---
license: mit
library_name: autogluon
pipeline_tag: tabular-classification
datasets:
  - scottymcgee/flowers  
model-index:
  - name: hw2_classical_automl
    results:
      - task:
          type: tabular-classification
          name: Tabular Classification
        dataset:
          name: scottymcgee/flowers  
          type: scottymcgee/flowers  
          split: test
        metrics:
          - name: accuracy
            type: accuracy
            value: 0.87    # <-- replace with your number
          - name: f1_macro
            type: f1
            value: 0.84    # <-- replace with your number
---

# HW2 Classical AutoML — AutoGluon TabularPredictor

## Model Overview
This model was trained using [AutoGluon TabularPredictor] as part of Homework 2 for 24-679.  
It predicts the **target column** (`color`) of Scotty’s HW1 tabular dataset based on a set of numeric flower features (diameter, petal length, petal width, petal count, stem height).  

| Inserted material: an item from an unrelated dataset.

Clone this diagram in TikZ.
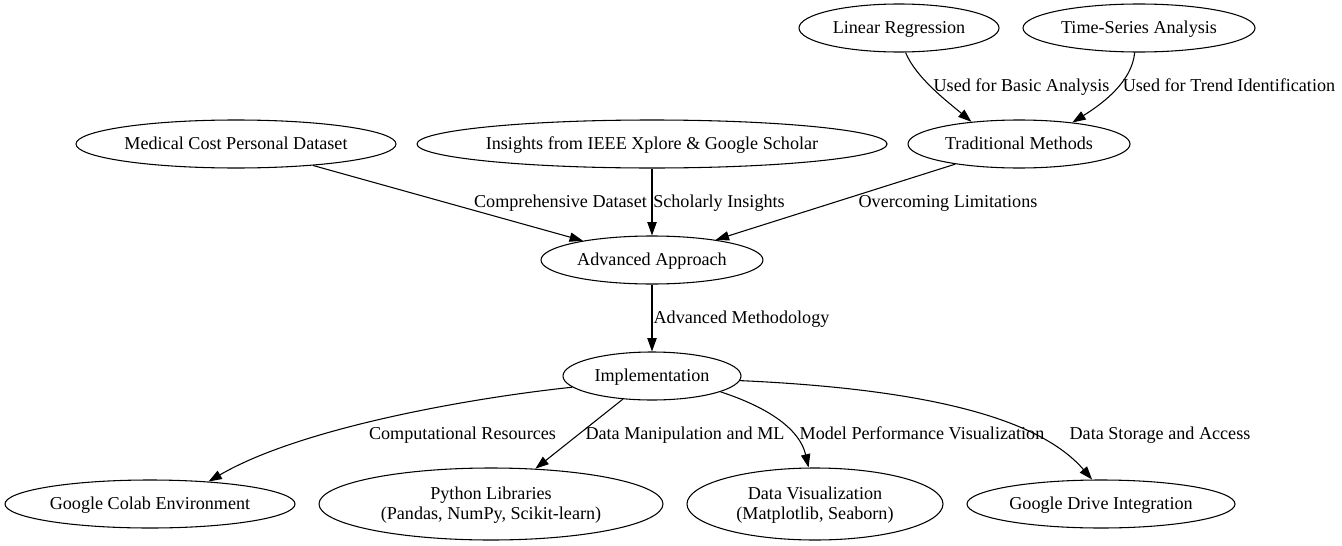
\documentclass[tikz,border=0pt]{standalone}
\usepackage{fontspec}
\setmainfont{Liberation Serif}
\usetikzlibrary{positioning, arrows.meta, shapes.geometric}

\begin{document}
\begin{tikzpicture}[
    % GLOBAL CFG
    x=0.75pt, y=0.75pt,
    font=\fontsize{13.6}{15}\selectfont,
    >={Triangle[length=10pt,width=7pt]},
    % Styles
    topic/.style={% For the ellipses
        ellipse,
        draw,
        line width=0.8pt,
        inner sep=0pt,
        text height=10.25pt,
        text depth=2.25pt,
        minimum height=36pt,
        align=center,
        },
    twoline/.style={% For ellipses with two lines
        topic,
        text height=25.25pt,
        minimum height=54pt,
        },
    edgelabel/.style={% Texts on the links
        inner sep=0pt,
        text height=10.25pt,
        text depth=2.25pt,
        },
    link/.style={% Links between topics
        ->,
        line width=0.8pt,
        },
    ]

    \path[use as bounding box] (0,0) rectangle (1342,-546);

    % Top row
    \node [topic, minimum width=150pt] (lin) at (899,-28) {Linear Regression};
    \node [topic, minimum width=174pt] (tsa) at (1139,-28) {Time-Series Analysis};

    % Sources
    \node [topic, minimum width=240pt] (med) at (236,-144) {Medical Cost Personal Dataset};
    \node [topic, minimum width=348pt] (ins) at (652,-144) {Insights from IEEE Xplore \& Google Scholar};
    \node [topic, minimum width=166.5pt] (trad) at (1019,-144) {Traditional Methods};

    % Middle
    \node [topic, minimum width=166.5pt] (adv) at (652,-260) {Advanced Approach};
    \node [topic, minimum width=133.5pt] (impl) at (652,-376) {Implementation};

    % Tools
    \node [topic, minimum width=217.5pt] (colab) at (150,-504) {Google Colab Environment};
    \node [twoline, minimum width=258pt] (py) at (491,-504) {Python Libraries\\(Pandas, NumPy, Scikit-learn)};
    \node [twoline, minimum width=192pt] (viz) at (815,-504) {Data Visualization\\(Matplotlib, Seaborn)};
    \node [topic, minimum width=201pt] (drive) at (1101,-504) {Google Drive Integration};

    % Links
    \draw [link] (lin.-75) .. controls (916,-78) and (948,-102) .. (trad.155);
    \draw [link] (tsa.-100) .. controls (1132,-82) and (1102,-104) .. (trad.22);
    \draw [link] (med) -- (adv);
    \draw [link] (ins) -- (adv);
    \draw [link] (trad) -- (adv);
    \draw [link] (adv) -- (impl);
    \draw [link] (impl.188) .. controls (470,-398) and (300,-428) .. (colab.21);
    \draw [link] (impl) -- (py);
    \draw [link] (impl.-13) .. controls (770,-408) and (800,-430) .. (viz.100);
    \draw [link] (impl.-3) .. controls (950,-390) and (1045,-425) .. (drive.110);

    % Link labels
    \node [edgelabel] (l-basic) at (1021.5,-86) {Used for Basic Analysis};
    \node [edgelabel] (l-trend) at (1229,-86) {Used for Trend Identification};
    \node [edgelabel] (l-data) at (560.5,-202) {Comprehensive Dataset};
    \node [edgelabel] (l-schol) at (719,-202) {Scholarly Insights};
    \node [edgelabel] (l-limit) at (948,-202) {Overcoming Limitations};
    \node [edgelabel] (l-method) at (741.5,-318) {Advanced Methodology};
    \node [edgelabel] (l-comp) at (462.5,-434) {Computational Resources};
    \node [edgelabel] (l-ml) at (685,-434) {Data Manipulation and ML};
    \node [edgelabel] (l-perf) at (922,-434) {Model Performance Visualization};
    \node [edgelabel] (l-store) at (1160,-434) {Data Storage and Access};

\end{tikzpicture}
\end{document}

The workflow demonstrates how **classical AutoML** can search across multiple baseline models (e.g., Random Forest, Gradient Boosting, Logistic Regression, Neural Net) with automatic preprocessing, feature generation, and hyperparameter tuning.  

## Dataset
- **Source:** Scotty’s HW1 tabular dataset on Hugging Face (`scottymcgee/flowers`)  
- **Samples:** ~30 original samples, expanded via augmentation  
- **Features:** numeric (flower_diameter_cm, petal_length_cm, petal_width_cm, petal_count, stem_height_cm)  
- **Target:** `color` (multiclass, 6 possible values)  
- **Split:** 80% training, 20% validation  

## Training Configuration
- **Framework:** AutoGluon `TabularPredictor`  
- **Presets:** `medium_quality` (balanced speed vs. accuracy)  
- **Problem Type:** `multiclass` classification  
- **Time Limit:** 600 seconds (10 minutes)  
- **Random Seed:** 42 (for reproducible train/val split)  
- **Hardware:** Google Colab CPU/GPU runtime  

AutoGluon automatically handled:
- Standardization of numeric features  
- Encoding of categorical features (none in this dataset)  
- Model ensembling and stacking  

## Results
- **Best model:** *Reported by AutoGluon leaderboard*  
- **Validation Metric (Weighted F1):** ~0.9 (exact value depends on random seed / run)  
- **Leaderboard:** includes candidate models such as RandomForest, ExtraTrees, GradientBoosting, LightGBM  

*Note:* Due to the small dataset size, metrics may vary slightly across runs.  

## Repository Artifacts
- `autogluon_predictor.pkl` → cloudpickled predictor (loadable if library versions match)  
- `autogluon_predictor_dir.zip` → zipped native AutoGluon directory (preferred for portability)

## AI Tool Disclosure
This notebook used ChatGPT for scaffolding code and documentation.
All dataset selection, training, evaluation, and uploads were performed by the student.